| Recorded information |
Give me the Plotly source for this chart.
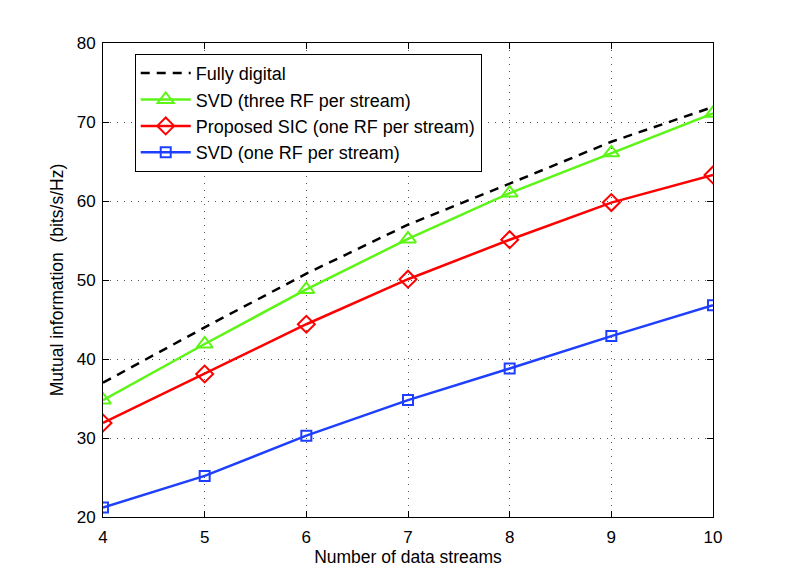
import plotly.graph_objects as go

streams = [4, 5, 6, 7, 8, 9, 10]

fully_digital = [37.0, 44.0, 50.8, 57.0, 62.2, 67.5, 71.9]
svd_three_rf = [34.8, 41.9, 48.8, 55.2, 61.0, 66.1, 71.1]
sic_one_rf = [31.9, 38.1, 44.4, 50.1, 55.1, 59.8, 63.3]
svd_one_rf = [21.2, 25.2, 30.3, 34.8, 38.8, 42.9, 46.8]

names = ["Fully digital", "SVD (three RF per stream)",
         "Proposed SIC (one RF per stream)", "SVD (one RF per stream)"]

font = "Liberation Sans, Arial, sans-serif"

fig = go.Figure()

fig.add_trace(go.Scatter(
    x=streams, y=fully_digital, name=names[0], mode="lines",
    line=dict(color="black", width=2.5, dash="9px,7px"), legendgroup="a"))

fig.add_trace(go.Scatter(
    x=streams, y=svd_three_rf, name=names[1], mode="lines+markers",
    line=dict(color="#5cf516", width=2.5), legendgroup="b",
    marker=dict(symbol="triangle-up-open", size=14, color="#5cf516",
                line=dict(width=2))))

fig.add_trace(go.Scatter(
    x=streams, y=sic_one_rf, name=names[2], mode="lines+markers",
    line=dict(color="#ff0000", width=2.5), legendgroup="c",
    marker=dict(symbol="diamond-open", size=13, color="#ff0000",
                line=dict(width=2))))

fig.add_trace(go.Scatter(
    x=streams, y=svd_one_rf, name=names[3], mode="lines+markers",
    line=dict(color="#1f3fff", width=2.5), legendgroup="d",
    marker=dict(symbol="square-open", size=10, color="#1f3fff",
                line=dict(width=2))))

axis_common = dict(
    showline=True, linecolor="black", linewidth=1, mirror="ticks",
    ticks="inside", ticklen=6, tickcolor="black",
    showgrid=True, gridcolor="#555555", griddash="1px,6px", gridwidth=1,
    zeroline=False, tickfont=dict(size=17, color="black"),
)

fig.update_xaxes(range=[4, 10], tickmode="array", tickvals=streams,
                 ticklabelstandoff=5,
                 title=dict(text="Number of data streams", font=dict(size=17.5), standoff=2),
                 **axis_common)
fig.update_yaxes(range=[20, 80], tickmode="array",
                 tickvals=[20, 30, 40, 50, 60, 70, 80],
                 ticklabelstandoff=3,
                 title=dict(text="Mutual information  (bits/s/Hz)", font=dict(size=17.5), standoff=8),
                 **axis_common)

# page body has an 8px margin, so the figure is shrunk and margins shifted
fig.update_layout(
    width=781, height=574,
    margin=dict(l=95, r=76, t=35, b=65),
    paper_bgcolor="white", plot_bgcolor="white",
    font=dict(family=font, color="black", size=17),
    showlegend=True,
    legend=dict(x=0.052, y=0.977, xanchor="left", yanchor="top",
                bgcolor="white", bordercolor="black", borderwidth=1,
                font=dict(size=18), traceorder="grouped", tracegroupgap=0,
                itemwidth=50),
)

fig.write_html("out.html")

| What you need to do |
From the material above, reproduce everything verbatim except the pictures.

| Answer below |
Give me the Plotly source for this chart.
import plotly.graph_objects as go

streams = [4, 5, 6, 7, 8, 9, 10]

fully_digital = [37.0, 44.0, 50.8, 57.0, 62.2, 67.5, 71.9]
svd_three_rf = [34.8, 41.9, 48.8, 55.2, 61.0, 66.1, 71.1]
sic_one_rf = [31.9, 38.1, 44.4, 50.1, 55.1, 59.8, 63.3]
svd_one_rf = [21.2, 25.2, 30.3, 34.8, 38.8, 42.9, 46.8]

names = ["Fully digital", "SVD (three RF per stream)",
         "Proposed SIC (one RF per stream)", "SVD (one RF per stream)"]

font = "Liberation Sans, Arial, sans-serif"

fig = go.Figure()

fig.add_trace(go.Scatter(
    x=streams, y=fully_digital, name=names[0], mode="lines",
    line=dict(color="black", width=2.5, dash="9px,7px"), legendgroup="a"))

fig.add_trace(go.Scatter(
    x=streams, y=svd_three_rf, name=names[1], mode="lines+markers",
    line=dict(color="#5cf516", width=2.5), legendgroup="b",
    marker=dict(symbol="triangle-up-open", size=14, color="#5cf516",
                line=dict(width=2))))

fig.add_trace(go.Scatter(
    x=streams, y=sic_one_rf, name=names[2], mode="lines+markers",
    line=dict(color="#ff0000", width=2.5), legendgroup="c",
    marker=dict(symbol="diamond-open", size=13, color="#ff0000",
                line=dict(width=2))))

fig.add_trace(go.Scatter(
    x=streams, y=svd_one_rf, name=names[3], mode="lines+markers",
    line=dict(color="#1f3fff", width=2.5), legendgroup="d",
    marker=dict(symbol="square-open", size=10, color="#1f3fff",
                line=dict(width=2))))

axis_common = dict(
    showline=True, linecolor="black", linewidth=1, mirror="ticks",
    ticks="inside", ticklen=6, tickcolor="black",
    showgrid=True, gridcolor="#555555", griddash="1px,6px", gridwidth=1,
    zeroline=False, tickfont=dict(size=17, color="black"),
)

fig.update_xaxes(range=[4, 10], tickmode="array", tickvals=streams,
                 ticklabelstandoff=5,
                 title=dict(text="Number of data streams", font=dict(size=17.5), standoff=2),
                 **axis_common)
fig.update_yaxes(range=[20, 80], tickmode="array",
                 tickvals=[20, 30, 40, 50, 60, 70, 80],
                 ticklabelstandoff=3,
                 title=dict(text="Mutual information  (bits/s/Hz)", font=dict(size=17.5), standoff=8),
                 **axis_common)

# page body has an 8px margin, so the figure is shrunk and margins shifted
fig.update_layout(
    width=781, height=574,
    margin=dict(l=95, r=76, t=35, b=65),
    paper_bgcolor="white", plot_bgcolor="white",
    font=dict(family=font, color="black", size=17),
    showlegend=True,
    legend=dict(x=0.052, y=0.977, xanchor="left", yanchor="top",
                bgcolor="white", bordercolor="black", borderwidth=1,
                font=dict(size=18), traceorder="grouped", tracegroupgap=0,
                itemwidth=50),
)

fig.write_html("out.html")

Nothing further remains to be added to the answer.